Biff serves as Willy's antagonist, to some extent, in the sense that Biff challenges Willy to face the truth about the past and the truth about the present. Biff's own internal struggle applies to Willy as well as Biff comes to realize that he has been lying to himself all along about who he truly is. Allowing himself to believe that he was a salesman in the sporting goods store, Biff perpetuates a shared pattern of self-deception that includes Willy and Happy. He is willing to believe for a time in a pleasant lie.
When he decides to face up to his true nature, Biff takes a step that Willy never is able to take. Biff finally sees himself honestly -- not as a failure but as a person with limitations who has made mistakes but who also has potential to achieve something in his life.
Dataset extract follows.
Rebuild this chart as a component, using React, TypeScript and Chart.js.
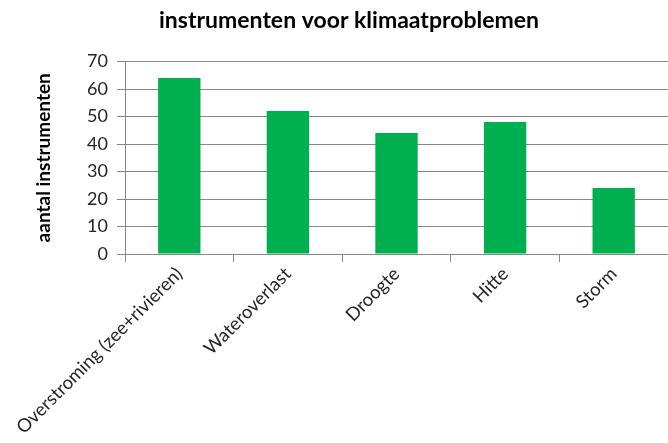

He may not achieve "greatness," but he has already achieved a powerful victory over self-delusion.
If Willy were willing to see himself honestly, he might have been able to enjoy the successes he really did have as a salesman and as a father instead of bemoaning his inability to become rich like his brother Ben.
Happy is like Willy. He insists on placing the highest ambition as the only worthwhile goal, however unlikely or unrealistic that goal may be. The self-delusion and sense of necessity in that grand ambition connects Happy to Willy's most crippling qualities. Unable or unwilling to adjust his sense of self to actual history or to his real circumstances and try to find some modicum of happiness there, Happy (like Willy) is driven instead to define the sole possibility of happiness within an unreachable context. Yet he believes in that happiness even while he bitterly feels his shortcomings in relation to it.
BIFF: Why don’t you come with me, Happy?
HAPPY: I’m not licked that easily. I’m staying right in this city, and I’m gonna beat this racket! [He looks at BIFF, his chin set;] The Loman Brothers!
BIFF: I know who I am, kid.
HAPPY: All right, boy. I’m gonna show you and everybody else that Willy Loman did not die in vain. He had a good dream. It’s the only dream you can have—to come out number-one man. He fought it out here, and this is where I’m gonna win it for him.
In summary, we might say about these characters that lessons of humility and a recognition of accomplishments are attached to Linda. Lessons of honest self assessment are attached to Biff. And lessons of self-delusion and the power of generic ambitions are attached to Happy.